Traditionally, there are hundred of variations of the problem and the solutions for this transformation, but they really can be summarized into 3 methods.

  1. Set based update solution – Insert all of the data into the destination table setting CustomerID = CustomerID, StartDate = EffectiveDate, and EndDate = ’12/31/9999′.  Then update the destination table setting the EndDate of each record to the StartDate of another record according to the following conditions.
    • The update CustomerID = other record CustomerID
    • The update StartDate < the other record StartDate
    • If there are more than one other records in the previous two conditions use the record with the oldest (minimum) StartDate.
  2. Iterative solution – Insert all of the data into the destination table setting CustomerID = CustomerID, StartDate = EffectiveDate, and EndDate = ’12/31/9999′.  Then cursor through each record in the order of CustomerID ascending and StartDate descending performing the following steps.
    1. If this is the first record or if the CustomerID does not equal the previous CustomerID, then save the CustomerID and StartDate and skip to the next record.
    2. If the CustomerID is equal to the previous CustomerID, then set the EndDate equal to the previous StartDate.
    3. Save the CustomerID and StartDate.
  3. Set based table recreate solution – Insert all of the data into a staging table setting CustomerID = CustomerID, StartDate = EffectiveDate, and EndDate = ’12/31/9999′.  Then instead of inserting directly into the destination table, a number of simple inserts from the staging table and the destination table are applied to a new destination table.  Once all of the data is correctly in the new destination table, the orginal destination table is replaced with the new destination table.

The set based update solution, while quite feasible and often cheaper to develop,  can use too much database horsepower causing problems when the same process is applied too many tables at the same time.

The iterative solution uses less database horsepower although it is usually at the cost of development time.

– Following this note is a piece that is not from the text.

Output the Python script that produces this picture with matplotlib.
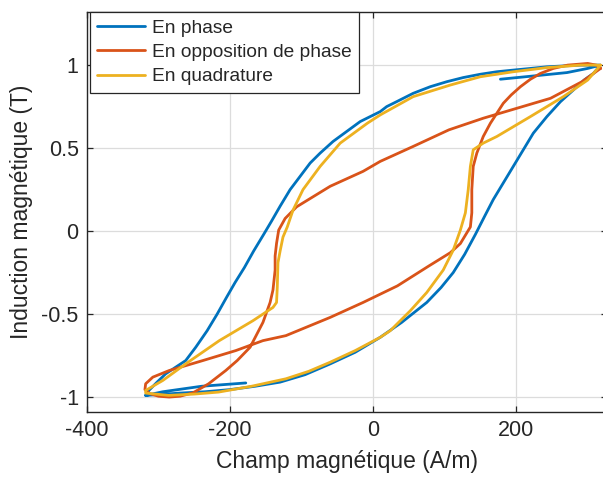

The set based table recreate solution is often reserved for systems where inserts are very cheap, such as MPP databases.  I am quite sure that this method will be the best in big data systems like Hive and Spark.

That is the background, now to the test. Here are the requirements.

  1. The destination table will have 200 million records.  The new data to be added will be 200 thousand records.
  2. All of the data will be proved with EffectiveDate, so the load of the 200 million into a blank destination table will be performed by the same process that loads the 200 thousand records into the destination table with 200 million records.
  3. Data will be generated by a python script and will result in a number of files that will be moved to an S3 bucket.  CustomerID will not be restricted to a single file.
  4. Data with the exact same EffectiveDate may exist.
  5. The EffectiveDate range for the 200 million will be 1/1/2015 to 11/30/2015
  6. The EffectiveDate range for the 200 thousand will be 11/1/2015 to 12/31/2015
  7. The CustomerID should range from 1 to 1 million

This is a particularly difficult version of the SCD problem.  The requirements contain the following design issues.

  1. According to requirement #3, I can’t count on the files being partitioned by CustomerID
  2. According to requirement #4, I have to take care that there may be some records that are either duplicate records and should be ignored.  Or that that the records must be kept and that the StartDate and EndDate for all but one of the duplicates will be set to the same value (EffectiveDate).
  3. Requirements #5 and #6 have an overlapping date range.  So, changes can be backdated and the Calculation of EndDate needs to take that into account.
  4. Volumes of data in Requirements #1 and #2 are going to push the solution into the realms of big data.

My goal with this test is not to prove which big data system is better.  There are plenty of places to look for comparisons.  For me this test is to experience the same kind of difficult problem that I encounter all the time in tools I am less familiar with.